Delante suyo se amontonan las papas clasificadas por especie. Vende sobre todo cuatro variedades: chola, chaucha (o criolla), leona blanca, leona negra, cecilia y única.
Donde sí compra Andrés es en los puestos de fruta y de verduras, y también por el de papas, en la parte baja del mercado. Ahí atiende, también por más seis décadas y con puesto heredado, la señora Hortensia Gualotuña, que vende en ese puesto desde los 12 años de edad. Ahora tiene 70 años y un gran sentido de cordialidad y servicio. Delante suyo se amontonan las papas clasificadas por especie. Vende sobre todo cuatro variedades: chola, chaucha (o criolla), leona blanca, leona negra, cecilia y única. Ante sus alumnos completamente profanos en el tema explica que la variedad llamada única se usa para las papas fritas, porque es "la única" que no se "pedacea". Antes se vendía más la variedad llamada Gabriela, pero esta fue desapareciendo de los mercados. La chola se usa para los locros, y las leonas y la cecilia también para las ensaladas... Ahí hay poco de las decenas de variedades de papa, pero es lo que se consume en la ciudad y Andrés Román realiza la compra.

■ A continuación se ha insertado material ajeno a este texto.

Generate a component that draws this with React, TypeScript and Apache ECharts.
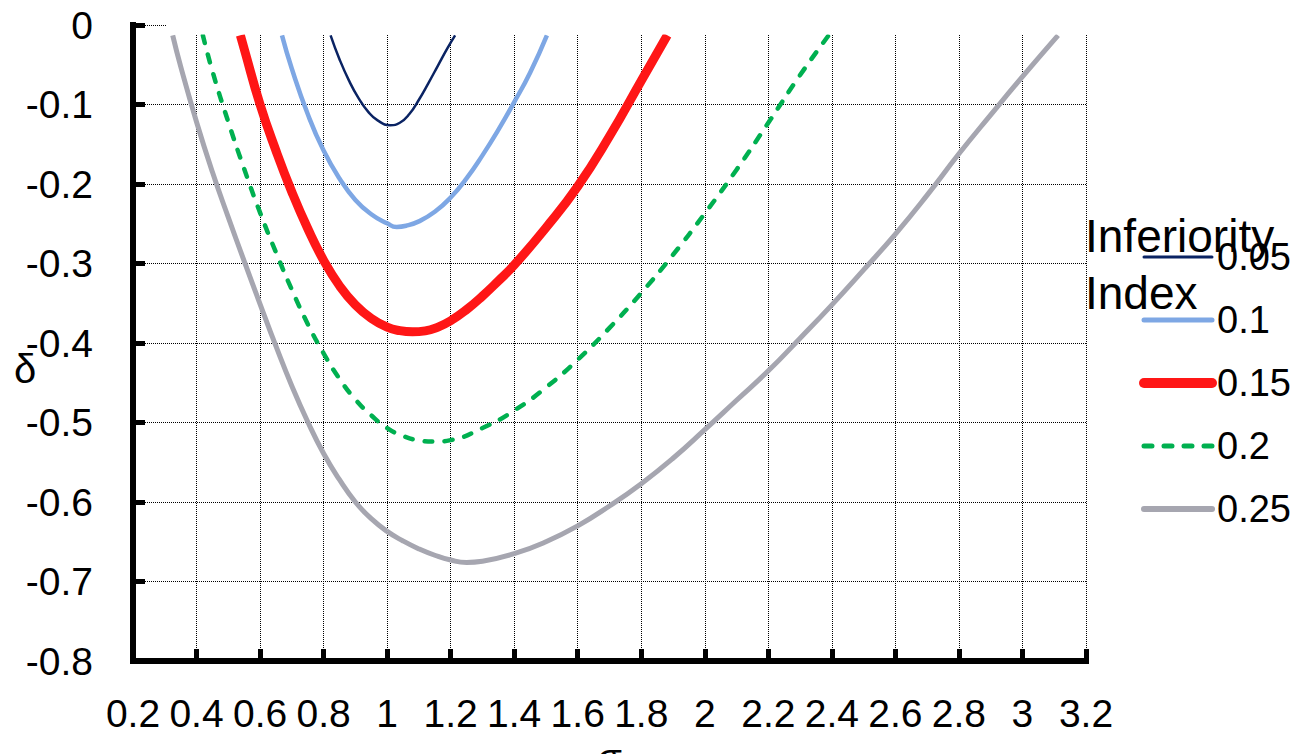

Esto es lo que queremos, dice, que los vendedores tradicionales sean nuestros proveedores. Con ello también nos podemos ganar su confianza y enseñar algunas normas que se aplican en otros países, donde se rescata la comida y los productos populares. No es una idea propia, dice Román, y alguna gente está inmersa en ese proyecto de rescate a la cultura gastronómica popular quiteña. Con esa propuesta en mente, el joven chef participa en en el concurso mundial San Pellegrino Young Chef, para chefs menores de 30 años de edad. Él, con una receta tradicional de langostinos gigantes con sabores de la Costa, está finalista en el grupo regional y prepara maletas para ir a la final en Lima. Él es uno de los dos finalistas ecuatorianos, el otro es de Guayaquil, Jhonathan David Bueno, del restaurante Nikkei, con un plato llamado Esencia Bora. En total son 135 finalistas en el mundo y de América Latina son 15. Si ganan en Lima, la próxima cita es en la final mundial en la Expo Milán 2020, con la misma receta.
Con la cabeza llena de proyectos y sueños, a la hora del almuerzo Román evade los olores los llamados cariñosos e insistentes de las vendedoras de mote y otras delicias. Tiene comensales que atender.